» TASK GOAL
Take the lines beginning with the one that contains "Write the matplotlib code for this chart." and ending with the one that contains "plt.rcParams['mathtext.it'] = 'Liberation", and set them down exactly. Omit all pictures.

» SUPPLIED MATERIAL
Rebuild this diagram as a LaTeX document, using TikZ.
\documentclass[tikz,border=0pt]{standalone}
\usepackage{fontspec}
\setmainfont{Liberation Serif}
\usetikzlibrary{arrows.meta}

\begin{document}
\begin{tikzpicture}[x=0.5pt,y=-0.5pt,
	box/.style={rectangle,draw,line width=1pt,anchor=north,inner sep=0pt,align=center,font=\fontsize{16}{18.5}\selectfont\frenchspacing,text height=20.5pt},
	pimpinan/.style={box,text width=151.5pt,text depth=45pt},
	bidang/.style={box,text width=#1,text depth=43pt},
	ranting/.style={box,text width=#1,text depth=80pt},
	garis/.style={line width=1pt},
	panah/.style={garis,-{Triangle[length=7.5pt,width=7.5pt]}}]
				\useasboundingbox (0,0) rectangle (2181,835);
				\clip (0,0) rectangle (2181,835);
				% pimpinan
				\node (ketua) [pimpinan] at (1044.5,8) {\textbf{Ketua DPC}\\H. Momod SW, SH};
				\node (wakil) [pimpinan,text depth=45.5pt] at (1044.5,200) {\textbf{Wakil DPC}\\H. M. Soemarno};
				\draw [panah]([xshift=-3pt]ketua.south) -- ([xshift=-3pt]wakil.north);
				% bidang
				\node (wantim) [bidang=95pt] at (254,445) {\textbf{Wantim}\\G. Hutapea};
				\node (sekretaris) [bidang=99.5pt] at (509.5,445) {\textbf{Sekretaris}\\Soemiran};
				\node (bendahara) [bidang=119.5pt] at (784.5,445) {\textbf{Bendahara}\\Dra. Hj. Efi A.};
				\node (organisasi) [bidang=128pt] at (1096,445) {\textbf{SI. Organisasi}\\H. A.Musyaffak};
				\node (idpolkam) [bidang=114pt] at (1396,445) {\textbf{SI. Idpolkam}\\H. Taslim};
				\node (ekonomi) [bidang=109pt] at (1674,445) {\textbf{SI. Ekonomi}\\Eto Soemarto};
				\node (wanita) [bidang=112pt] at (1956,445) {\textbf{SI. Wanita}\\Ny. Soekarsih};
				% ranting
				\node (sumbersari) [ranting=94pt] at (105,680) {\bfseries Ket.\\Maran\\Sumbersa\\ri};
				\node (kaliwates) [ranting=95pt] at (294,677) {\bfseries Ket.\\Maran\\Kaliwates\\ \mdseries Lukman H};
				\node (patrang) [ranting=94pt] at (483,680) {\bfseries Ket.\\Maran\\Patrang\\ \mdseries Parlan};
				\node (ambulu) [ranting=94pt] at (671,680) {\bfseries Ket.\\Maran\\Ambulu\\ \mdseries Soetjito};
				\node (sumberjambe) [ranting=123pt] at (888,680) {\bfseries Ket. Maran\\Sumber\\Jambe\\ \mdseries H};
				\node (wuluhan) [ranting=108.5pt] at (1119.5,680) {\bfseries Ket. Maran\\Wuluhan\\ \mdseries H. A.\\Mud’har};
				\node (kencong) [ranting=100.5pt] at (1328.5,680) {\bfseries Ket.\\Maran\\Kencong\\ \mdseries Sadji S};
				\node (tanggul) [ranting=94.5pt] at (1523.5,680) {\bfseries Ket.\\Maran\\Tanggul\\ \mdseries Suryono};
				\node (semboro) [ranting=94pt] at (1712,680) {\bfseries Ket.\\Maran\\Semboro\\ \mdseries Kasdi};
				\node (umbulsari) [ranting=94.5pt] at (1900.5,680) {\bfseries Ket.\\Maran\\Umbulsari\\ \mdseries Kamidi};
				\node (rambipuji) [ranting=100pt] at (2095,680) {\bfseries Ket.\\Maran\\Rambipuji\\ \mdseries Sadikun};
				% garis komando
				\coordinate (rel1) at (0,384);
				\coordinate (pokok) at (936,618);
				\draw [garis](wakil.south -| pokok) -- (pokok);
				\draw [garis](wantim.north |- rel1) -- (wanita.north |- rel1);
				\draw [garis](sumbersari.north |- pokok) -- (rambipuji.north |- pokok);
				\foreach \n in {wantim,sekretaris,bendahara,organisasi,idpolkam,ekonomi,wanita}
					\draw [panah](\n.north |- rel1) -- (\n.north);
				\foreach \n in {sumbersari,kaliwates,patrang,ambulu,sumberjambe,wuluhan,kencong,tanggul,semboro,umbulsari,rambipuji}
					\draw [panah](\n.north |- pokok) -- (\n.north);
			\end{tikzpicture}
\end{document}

...

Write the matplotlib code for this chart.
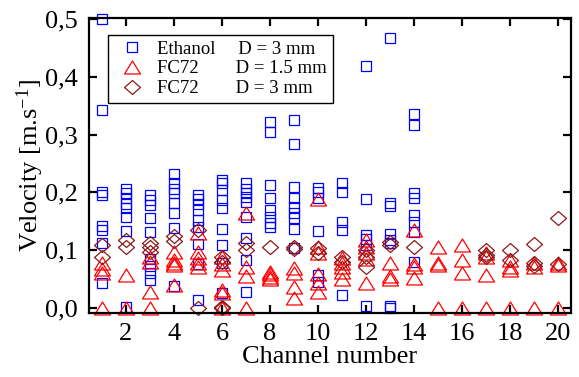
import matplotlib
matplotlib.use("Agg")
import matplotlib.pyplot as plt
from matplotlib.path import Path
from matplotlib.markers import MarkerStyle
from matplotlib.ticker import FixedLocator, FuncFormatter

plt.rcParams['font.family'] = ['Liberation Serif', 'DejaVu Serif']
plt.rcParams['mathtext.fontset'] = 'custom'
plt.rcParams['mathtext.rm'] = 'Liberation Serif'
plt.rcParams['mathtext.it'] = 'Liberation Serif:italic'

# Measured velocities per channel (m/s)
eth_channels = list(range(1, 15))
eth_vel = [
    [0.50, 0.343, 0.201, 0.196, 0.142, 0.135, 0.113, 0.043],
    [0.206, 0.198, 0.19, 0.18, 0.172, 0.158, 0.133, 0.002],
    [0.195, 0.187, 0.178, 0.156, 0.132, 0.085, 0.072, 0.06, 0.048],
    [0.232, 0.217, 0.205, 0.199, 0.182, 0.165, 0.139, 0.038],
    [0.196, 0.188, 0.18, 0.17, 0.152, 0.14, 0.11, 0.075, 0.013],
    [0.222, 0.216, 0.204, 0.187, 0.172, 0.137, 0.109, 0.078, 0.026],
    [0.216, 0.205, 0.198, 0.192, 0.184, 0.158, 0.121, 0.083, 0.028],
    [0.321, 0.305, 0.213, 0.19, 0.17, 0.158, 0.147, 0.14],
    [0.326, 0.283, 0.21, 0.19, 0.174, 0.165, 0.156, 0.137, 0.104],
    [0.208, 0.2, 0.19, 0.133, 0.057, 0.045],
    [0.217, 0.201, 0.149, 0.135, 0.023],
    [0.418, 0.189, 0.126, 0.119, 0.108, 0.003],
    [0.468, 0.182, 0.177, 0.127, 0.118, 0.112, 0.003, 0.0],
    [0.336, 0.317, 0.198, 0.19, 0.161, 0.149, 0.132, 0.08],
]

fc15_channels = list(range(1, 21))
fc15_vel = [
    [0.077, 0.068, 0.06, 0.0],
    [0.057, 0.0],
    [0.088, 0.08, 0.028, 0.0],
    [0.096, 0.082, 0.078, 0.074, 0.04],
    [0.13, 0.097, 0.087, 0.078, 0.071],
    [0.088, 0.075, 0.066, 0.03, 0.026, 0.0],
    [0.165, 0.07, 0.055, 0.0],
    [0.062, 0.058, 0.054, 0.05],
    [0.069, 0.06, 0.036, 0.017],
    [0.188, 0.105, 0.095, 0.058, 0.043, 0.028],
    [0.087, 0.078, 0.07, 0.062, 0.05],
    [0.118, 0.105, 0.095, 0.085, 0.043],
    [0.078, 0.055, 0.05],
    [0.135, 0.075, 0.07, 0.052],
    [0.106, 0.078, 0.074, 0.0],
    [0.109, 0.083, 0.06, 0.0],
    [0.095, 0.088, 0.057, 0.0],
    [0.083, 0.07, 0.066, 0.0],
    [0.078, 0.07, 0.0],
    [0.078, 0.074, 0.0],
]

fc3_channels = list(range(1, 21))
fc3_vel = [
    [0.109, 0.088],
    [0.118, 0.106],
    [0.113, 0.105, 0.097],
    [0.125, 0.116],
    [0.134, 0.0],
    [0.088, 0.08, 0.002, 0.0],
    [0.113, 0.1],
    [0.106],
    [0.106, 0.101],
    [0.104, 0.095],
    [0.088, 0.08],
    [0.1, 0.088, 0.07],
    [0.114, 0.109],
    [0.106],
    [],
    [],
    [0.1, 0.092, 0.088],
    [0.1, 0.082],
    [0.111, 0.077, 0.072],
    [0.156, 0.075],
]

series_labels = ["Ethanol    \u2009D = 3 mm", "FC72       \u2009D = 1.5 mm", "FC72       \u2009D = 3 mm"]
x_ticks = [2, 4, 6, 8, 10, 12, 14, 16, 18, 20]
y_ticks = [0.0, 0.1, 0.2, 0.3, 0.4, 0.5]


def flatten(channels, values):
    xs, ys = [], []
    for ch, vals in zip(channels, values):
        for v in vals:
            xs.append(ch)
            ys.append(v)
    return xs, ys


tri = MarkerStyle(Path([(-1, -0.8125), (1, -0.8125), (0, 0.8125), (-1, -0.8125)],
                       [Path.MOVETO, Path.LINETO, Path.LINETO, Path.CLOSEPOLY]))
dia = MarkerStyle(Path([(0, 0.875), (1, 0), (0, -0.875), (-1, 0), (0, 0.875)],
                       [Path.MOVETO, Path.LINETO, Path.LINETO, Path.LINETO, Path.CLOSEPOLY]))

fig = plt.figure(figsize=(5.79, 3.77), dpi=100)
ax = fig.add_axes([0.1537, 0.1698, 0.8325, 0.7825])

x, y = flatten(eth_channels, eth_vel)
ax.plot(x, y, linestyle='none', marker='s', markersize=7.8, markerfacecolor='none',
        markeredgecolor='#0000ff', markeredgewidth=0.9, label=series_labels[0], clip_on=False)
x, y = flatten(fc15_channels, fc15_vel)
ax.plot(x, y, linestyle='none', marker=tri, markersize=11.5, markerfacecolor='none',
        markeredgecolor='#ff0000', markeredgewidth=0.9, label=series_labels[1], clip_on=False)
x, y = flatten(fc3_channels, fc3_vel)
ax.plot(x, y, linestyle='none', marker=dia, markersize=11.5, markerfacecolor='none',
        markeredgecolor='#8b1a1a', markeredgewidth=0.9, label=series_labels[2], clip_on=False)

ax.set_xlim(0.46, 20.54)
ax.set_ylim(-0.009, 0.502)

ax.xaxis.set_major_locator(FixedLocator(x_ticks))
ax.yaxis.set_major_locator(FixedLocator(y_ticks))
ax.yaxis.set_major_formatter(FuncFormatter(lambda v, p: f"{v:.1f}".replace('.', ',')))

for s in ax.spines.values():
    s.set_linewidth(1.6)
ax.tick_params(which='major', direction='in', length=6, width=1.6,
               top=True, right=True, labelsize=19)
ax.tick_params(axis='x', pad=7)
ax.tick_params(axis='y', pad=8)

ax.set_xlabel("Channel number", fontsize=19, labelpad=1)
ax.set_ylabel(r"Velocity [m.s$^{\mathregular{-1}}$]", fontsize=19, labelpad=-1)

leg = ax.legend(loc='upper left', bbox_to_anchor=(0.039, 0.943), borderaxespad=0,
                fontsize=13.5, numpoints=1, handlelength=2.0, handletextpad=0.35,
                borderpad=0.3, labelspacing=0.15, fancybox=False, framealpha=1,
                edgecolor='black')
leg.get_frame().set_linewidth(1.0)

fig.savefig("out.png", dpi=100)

---

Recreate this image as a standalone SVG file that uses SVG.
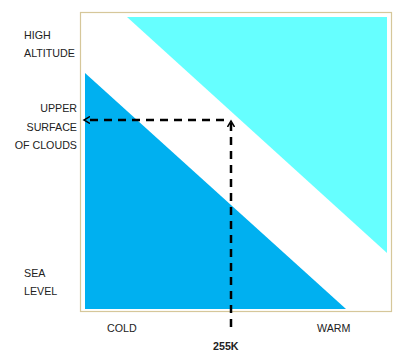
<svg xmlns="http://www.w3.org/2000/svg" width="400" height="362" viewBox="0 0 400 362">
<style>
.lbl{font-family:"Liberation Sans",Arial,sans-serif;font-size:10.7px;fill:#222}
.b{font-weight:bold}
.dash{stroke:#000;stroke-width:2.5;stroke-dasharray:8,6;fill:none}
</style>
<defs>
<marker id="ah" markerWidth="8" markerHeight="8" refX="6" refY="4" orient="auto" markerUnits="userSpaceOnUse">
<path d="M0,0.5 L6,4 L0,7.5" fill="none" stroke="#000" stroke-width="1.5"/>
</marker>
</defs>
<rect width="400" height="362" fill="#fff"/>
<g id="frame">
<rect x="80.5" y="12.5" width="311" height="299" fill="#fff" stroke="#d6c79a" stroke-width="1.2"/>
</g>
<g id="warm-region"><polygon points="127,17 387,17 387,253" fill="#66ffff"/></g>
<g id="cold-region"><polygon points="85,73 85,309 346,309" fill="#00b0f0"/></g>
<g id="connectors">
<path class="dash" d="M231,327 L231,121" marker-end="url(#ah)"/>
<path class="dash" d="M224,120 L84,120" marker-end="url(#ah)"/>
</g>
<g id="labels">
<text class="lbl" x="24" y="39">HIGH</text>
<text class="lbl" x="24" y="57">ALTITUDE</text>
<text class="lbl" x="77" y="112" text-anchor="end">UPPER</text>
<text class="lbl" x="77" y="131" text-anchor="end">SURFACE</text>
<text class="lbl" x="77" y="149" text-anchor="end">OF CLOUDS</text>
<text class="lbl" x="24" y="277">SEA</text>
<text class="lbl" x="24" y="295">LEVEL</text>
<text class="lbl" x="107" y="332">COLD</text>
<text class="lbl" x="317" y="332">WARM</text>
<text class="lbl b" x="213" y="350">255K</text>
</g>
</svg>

» RESULT FOR THIS TASK
Write the matplotlib code for this chart.
import matplotlib
matplotlib.use("Agg")
import matplotlib.pyplot as plt
from matplotlib.path import Path
from matplotlib.markers import MarkerStyle
from matplotlib.ticker import FixedLocator, FuncFormatter

plt.rcParams['font.family'] = ['Liberation Serif', 'DejaVu Serif']
plt.rcParams['mathtext.fontset'] = 'custom'
plt.rcParams['mathtext.rm'] = 'Liberation Serif'
plt.rcParams['mathtext.it'] = 'Liberation Serif:italic'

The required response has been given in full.